O Observador pediu esclarecimentos esta sexta-feira à GNR que, oficialmente, se limitou a invocar o segredo de justiça e a dizer que o que está a ser feito é uma investigação igual a qualquer outra que tenha estas características.
“Em virtude de a investigação do acidente se encontrar em curso e em segredo de justiça, não será possível prestar esclarecimentos adicionais, sublinhando-se, contudo, que a Guarda Nacional Republicana desenvolveu e encontra-se a desenvolver, nos termos da lei, todas as diligências inerentes a um processo de investigação de um acidente de viação com vítimas mortais”, afirmou fonte oficial.
Versão de Eduardo Cabrita foi desmentida por fonte da Brisa
No comunicado de junho, o MAI dava ainda conta de que “não havia qualquer sinalização que alertasse os condutores para a existência de trabalhos de limpeza em curso”.
No entanto, uma fonte da Brisa disse dias mais tarde à SIC, informação confirmada na altura pelo Observador, que este dado não corresponderia à verdade, dado que o local estava devidamente sinalizado.
Confrontado logo no final de junho com a divergência de versões, o Ministério da Administração Interna respondeu que, “estando a decorrer um inquérito pelo Ministério Público, […] não tem nada a acrescentar aos esclarecimentos públicos já prestados”. Contrariamente ao que havia feito quando anunciou a suposta negligência do trabalhador, horas após o acidente, neste esclarecimento do final de junho, o gabinete de Eduardo Cabrita clarificou que não estava disponível para falar sobre nada: “Isto vale para a velocidade [do carro] e para a questão da Brisa.”
Quando o acidente aconteceu, Eduardo Cabrita regressava do Centro de Formação de Portalegre da GNR, onde tinha estado presente para presidir ao Juramento de Bandeira dos formandos do 43.º Curso de Formação de Guardas. O BMW utilizado pelo ministro — um carro apreendido pela Justiça — circulava na A6 em direção a Lisboa. O facto de não haver câmaras da Brisa que captassem o quilómetro 77,6 da A6, onde aconteceu o embate, será uma das dificuldades para que se possa chegar ao que realmente aconteceu.
Após as primeiras notícias, foram abertos dois inquéritos. Um por parte do Departamento de Investigação e Ação Penal de Évora, no âmbito do qual se insere a investigação da GNR. E outro do INEM sobre a alegada demora do socorro. Ao fim de mais de quatro meses, nem um nem outro tiveram qualquer conclusão.

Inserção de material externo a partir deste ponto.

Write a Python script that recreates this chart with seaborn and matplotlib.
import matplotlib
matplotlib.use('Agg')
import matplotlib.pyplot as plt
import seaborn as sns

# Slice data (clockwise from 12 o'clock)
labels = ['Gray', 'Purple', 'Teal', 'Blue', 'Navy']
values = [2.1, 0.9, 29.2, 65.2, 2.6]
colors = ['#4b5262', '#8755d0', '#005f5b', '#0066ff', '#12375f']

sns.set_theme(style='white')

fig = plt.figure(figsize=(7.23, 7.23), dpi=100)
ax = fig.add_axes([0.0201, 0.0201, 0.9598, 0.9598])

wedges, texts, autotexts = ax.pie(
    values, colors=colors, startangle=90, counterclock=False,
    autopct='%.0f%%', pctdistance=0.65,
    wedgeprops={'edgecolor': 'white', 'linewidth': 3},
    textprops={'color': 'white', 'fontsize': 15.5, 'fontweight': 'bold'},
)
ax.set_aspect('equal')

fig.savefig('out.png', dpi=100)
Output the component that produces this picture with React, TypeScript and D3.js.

Recorde-se que a Brisa era responsável pela manutenção da estrada, tendo subcontratado a empresa Arquijardim, para a qual trabalhava Nuno Santos, de 43 anos.
Numa recente entrevista à SIC, a mulher de Nuno Santos sublinhou aquilo que considera serem as responsabilidades do ministro em tudo o que aconteceu e lembrou como o Ministério da Administração Interna, que tutela a GNR, se apressou a indicar uma conclusão para esta investigação: “O senhor ministro disse logo que foi o Nuno. Falei com os colegas e vi as roupas dele. Foi apanhado pelas costas. Não atravessaria a estrada assim”. “Isto é muito revoltante”, rematou ainda.